It is easy to imagine hot glass flowing like lava, oozing over objects and materials in its path. Casually enveloping, layer upon layer, sliding over, and slumping into the cervices and contours underneath its mass.
Well at least this is how many of us imagine it to be, reality, however, presents us with another vision. One that leaves the untrained artist with the undesirable result, of cracked glass, shattering off their ceramic forms, falling, sharp-edged, dangerously around your object, nothing like they wanted or envisaged it to be.

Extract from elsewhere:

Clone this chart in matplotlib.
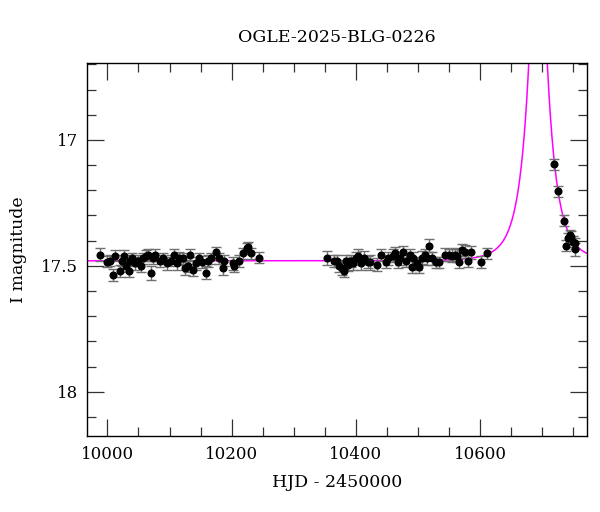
import numpy as np
import matplotlib
matplotlib.use("Agg")
import matplotlib.pyplot as plt
from matplotlib.ticker import MultipleLocator

# ---- data ----
hjd = [9988, 9999, 10004, 10009, 10013, 10020, 10024, 10027, 10030, 10035,
       10036, 10040, 10045, 10050, 10054, 10058, 10062, 10066, 10070, 10073,
       10077, 10085, 10089, 10096, 10102, 10108, 10112, 10115, 10121, 10125,
       10129, 10133, 10138, 10143, 10148, 10153, 10159, 10162, 10167, 10175,
       10180, 10186, 10188, 10202, 10204, 10212, 10218, 10224, 10227, 10231,
       10244,
       10353, 10364, 10369, 10373, 10377, 10380, 10384, 10388, 10392, 10395,
       10400, 10404, 10408, 10413, 10419, 10423, 10434, 10440, 10448, 10452,
       10459, 10463, 10467, 10471, 10476, 10480, 10487, 10490, 10492, 10498,
       10502, 10507, 10511, 10515, 10518, 10522, 10529, 10533, 10543, 10549,
       10554, 10559, 10562, 10566, 10571, 10575, 10581, 10585, 10602, 10611,
       10719, 10725, 10735, 10738, 10741, 10744, 10746, 10749, 10752, 10753]

mag = [17.455, 17.484, 17.480, 17.537, 17.460, 17.520, 17.480, 17.460, 17.500, 17.520,
       17.480, 17.470, 17.490, 17.480, 17.500, 17.470, 17.460, 17.457, 17.530, 17.470,
       17.457, 17.480, 17.470, 17.490, 17.480, 17.457, 17.490, 17.470, 17.470, 17.510,
       17.500, 17.457, 17.517, 17.490, 17.470, 17.485, 17.527, 17.480, 17.470, 17.446,
       17.470, 17.510, 17.480, 17.490, 17.500, 17.480, 17.450, 17.430, 17.426, 17.450,
       17.467,
       17.470, 17.480, 17.480, 17.500, 17.510, 17.520, 17.480, 17.495, 17.480, 17.490,
       17.470, 17.460, 17.490, 17.467, 17.485, 17.485, 17.495, 17.457, 17.485, 17.470,
       17.460, 17.450, 17.485, 17.470, 17.446, 17.480, 17.457, 17.505, 17.470, 17.490,
       17.505, 17.467, 17.457, 17.470, 17.420, 17.470, 17.485, 17.485, 17.455, 17.457,
       17.460, 17.455, 17.460, 17.485, 17.437, 17.444, 17.480, 17.446, 17.485, 17.450,
       17.097, 17.203, 17.320, 17.420, 17.390, 17.378, 17.384, 17.404, 17.410, 17.435]

err = [0.025, 0.022, 0.022, 0.025, 0.022, 0.025, 0.022, 0.022, 0.025, 0.025,
       0.022, 0.022, 0.025, 0.022, 0.025, 0.022, 0.022, 0.022, 0.028, 0.022,
       0.022, 0.025, 0.022, 0.025, 0.022, 0.022, 0.025, 0.025, 0.022, 0.025,
       0.025, 0.022, 0.025, 0.025, 0.022, 0.025, 0.025, 0.025, 0.022, 0.022,
       0.022, 0.025, 0.022, 0.025, 0.025, 0.025, 0.022, 0.022, 0.022, 0.022,
       0.022,
       0.028, 0.025, 0.025, 0.025, 0.025, 0.025, 0.022, 0.025, 0.025, 0.025,
       0.025, 0.025, 0.028, 0.025, 0.025, 0.030, 0.025, 0.022, 0.025, 0.025,
       0.025, 0.025, 0.025, 0.025, 0.025, 0.025, 0.025, 0.025, 0.025, 0.025,
       0.025, 0.025, 0.025, 0.025, 0.025, 0.025, 0.022, 0.022, 0.025, 0.025,
       0.025, 0.025, 0.025, 0.025, 0.025, 0.025, 0.025, 0.025, 0.025, 0.022,
       0.022, 0.022, 0.022, 0.022, 0.022, 0.022, 0.022, 0.022, 0.022, 0.025]

# Paczynski point-lens model parameters (estimated from the fitted curve)
t0 = 10693.0
tE = 30.5
u0 = 0.22
I0 = 17.48

title = "OGLE-2025-BLG-0226"
xlabel = "HJD - 2450000"
ylabel = "I magnitude"

# ---- figure ----
plt.rcParams['font.family'] = ['DejaVu Serif']
fig = plt.figure(figsize=(6.0, 5.12), dpi=100)
ax = fig.add_axes([0.1458, 0.1475, 0.8317, 0.7295])

t = np.linspace(9968, 10771, 3000)
u = np.sqrt(u0**2 + ((t - t0) / tE)**2)
A = (u**2 + 2) / (u * np.sqrt(u**2 + 4))
model = I0 - 2.5 * np.log10(A)
ax.plot(t, model, color='#ff00ff', lw=1.1, zorder=1)

ax.errorbar(hjd, mag, yerr=err, fmt='o', color='black', ms=4.8,
            ecolor='#707070', elinewidth=1.0, capsize=3.4, capthick=1.0,
            zorder=3)

ax.set_xlim(9968, 10771)
ax.set_ylim(18.178, 16.694)

ax.xaxis.set_major_locator(MultipleLocator(200))
ax.xaxis.set_minor_locator(MultipleLocator(50))
ax.yaxis.set_major_locator(MultipleLocator(0.5))
ax.yaxis.set_minor_locator(MultipleLocator(0.1))
ax.yaxis.set_major_formatter(matplotlib.ticker.FuncFormatter(
    lambda v, p: ('%g' % round(v, 2))))

ax.tick_params(which='both', direction='in', top=True, right=True,
               labelsize=12, color='#333333', width=0.9)
ax.tick_params(which='major', length=12.5, pad=7)
ax.tick_params(which='minor', length=6.5)
for s in ax.spines.values():
    s.set_linewidth(1.0)

ax.set_title(title, fontsize=12.5, pad=15)
ax.set_xlabel(xlabel, fontsize=12.5, labelpad=8)
ax.set_ylabel(ylabel, fontsize=12.5, labelpad=10)

fig.savefig('out.png', dpi=100)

This is where The Right Honourable Super Hans, steps in. Defying logic and numerous previous attempts. Super Hans stands proudly in its glistening coat of glass. Glass has a very different COE (Co-Efficient of Expansion) to a ceramic body. So much so, that sometimes it’s totally incompatible, even with its own kind. Glass stands alone in the material world, especially when heated, so separate that science has given glass its own category, the Amorphic Solid.
These properties of glass and its potential are what interest me. This particular CoE aspect of glass is enhanced and clearly demonstrated when hot glass is applied to materials (small amounts of copper or gold being the rare exceptions). As the glass cools and contracts, naturally transforming itself back into a solid from a liquid. If the rate of this cooling varies too much between the materials (and there’s only a very small margin of tolerance) the glass contracts over the object (and the ceramic body) with such force that it breaks the object or itself apart, falling off the object and no longer representing the imagined ‘natural flow’ of glass.